- Sheet music, 1927

Song
- Published: 1927 by De Sylva, Brown and Henderson
- Genre: Show tunes
- Composer: Ray Henderson
- Lyricists: Buddy DeSylva and Lew Brown

= The Best Things in Life Are Free (Ray Henderson song) =

1927 popular song by Buddy DeSylva, Lew Brown, and Ray Henderson

"The Best Things in Life Are Free" is a popular song written by the songwriting team of Buddy DeSylva and Lew Brown (lyrics) and Ray Henderson (music) for the 1927 musical Good News. It enjoyed a revival during the period from 1947 to 1950, when it was covered by many artists.

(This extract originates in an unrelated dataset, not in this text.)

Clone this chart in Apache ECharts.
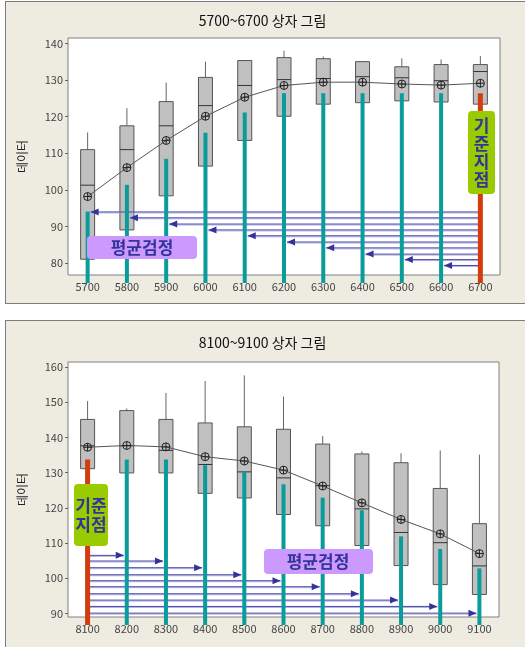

On January 1, 2023, the composition entered the public domain in the US.

== Lyrics ==
There are so many kinds of riches,
And only one of them is gold.
Though wealth you miss,
Remember this :
Worthwhile things cannot be bought or sold.
Refrain
The moon belongs to everyone—
The best things in life are free
The stars belong to everyone
They gleam there for you and me
The flowers in spring
the robins that sing
The sunbeams that shine
They're yours!—They're mine!
And love can come to everyone—
The best things in life are free

==Recordings ==
The song first enjoyed chart success in 1927 with the recordings by George Olsen and Frank Black.

Jo Stafford recorded the song on November 7, 1947, bringing the song to a new genre. She enjoyed chart success with the song reaching the No. 21 spot in 1948. Dinah Shore also covered the song in 1948; her single reached peaked at No. 18 on the charts.

==Other recordings==
- The Ink Spots covered the song in 1947; their version reached #10 on the Billboard U.S. R&B chart.
- Kay Starr recorded the song in 1947 and it was included in the album The Uncollected Kay Starr in the 1940s - 1947.
- Frank Sinatra sang a portion of the song in 1949.
- Les Paul and Mary Ford (1954). The song was included on their 1955 album Les and Mary.
- Michael Holliday for his album Happy Holliday (1961)
- Gordon MacRae (1956)
- Sonny Stitt (1957) in his album Sonny Stitt with the New Yorkers
- Saxophonist Hank Mobley played the song on the 1961 album Workout.
- Sam Cooke sang the song on the 1964 live album Sam Cooke at the Copa.
- Saxophonist Lou Donaldson played the song on the 1957 album Quartet/Quintet/Sextet and the 1970 live album Fried Buzzard.
- Bing Crosby included the song on his 1975 album That's What Life Is All About.
- Victoria Jackson on her 1994 children's album Ukelele Lady.
- Michael Feinstein included the song in the album Romance on Film, Romance on Broadway (2000)

==In film and television==
The song was included in both film adaptations of Good News, in 1930 and 1947; the 1947 film featured the song several times, sung by June Allyson, Mel Tormé, and Peter Lawford, who sang it in French.

The film The Best Things in Life Are Free (1956), about DeSylva, Brown and Henderson, was named after the song and featured it with a version sung by Sheree North (dubbed by Eileen Wilson).

In an episode of The Muppet Show, a group of kleptomaniac prairie dogs sang the song as they looted the set.

The song was sung by Bonnie Bedelia in the 1969 Sydney Pollack film They Shoot Horses, Don't They?

Musical theater star Robert Morse sang and danced to the song in the Mad Men (season 7) episode "Waterloo" (May 25, 2014), in a dream sequence set after his character Bertram Cooper has died.

Also featured in the film Nanny McPhee Returns during the piglet feeding in the beginning of the movie. Sung by Bing Crosby.

Season 2 of The White Lotus features the song twice. In episode 2, "Italian Dream," Beatrice Grannò performs it at a piano, in character as "Mia." Sam Cooke's version plays over the final scene of episode 7, season finale "Arrivederci."

The 2007 video game BioShock makes use of the Ink Spots cover throughout its narrative.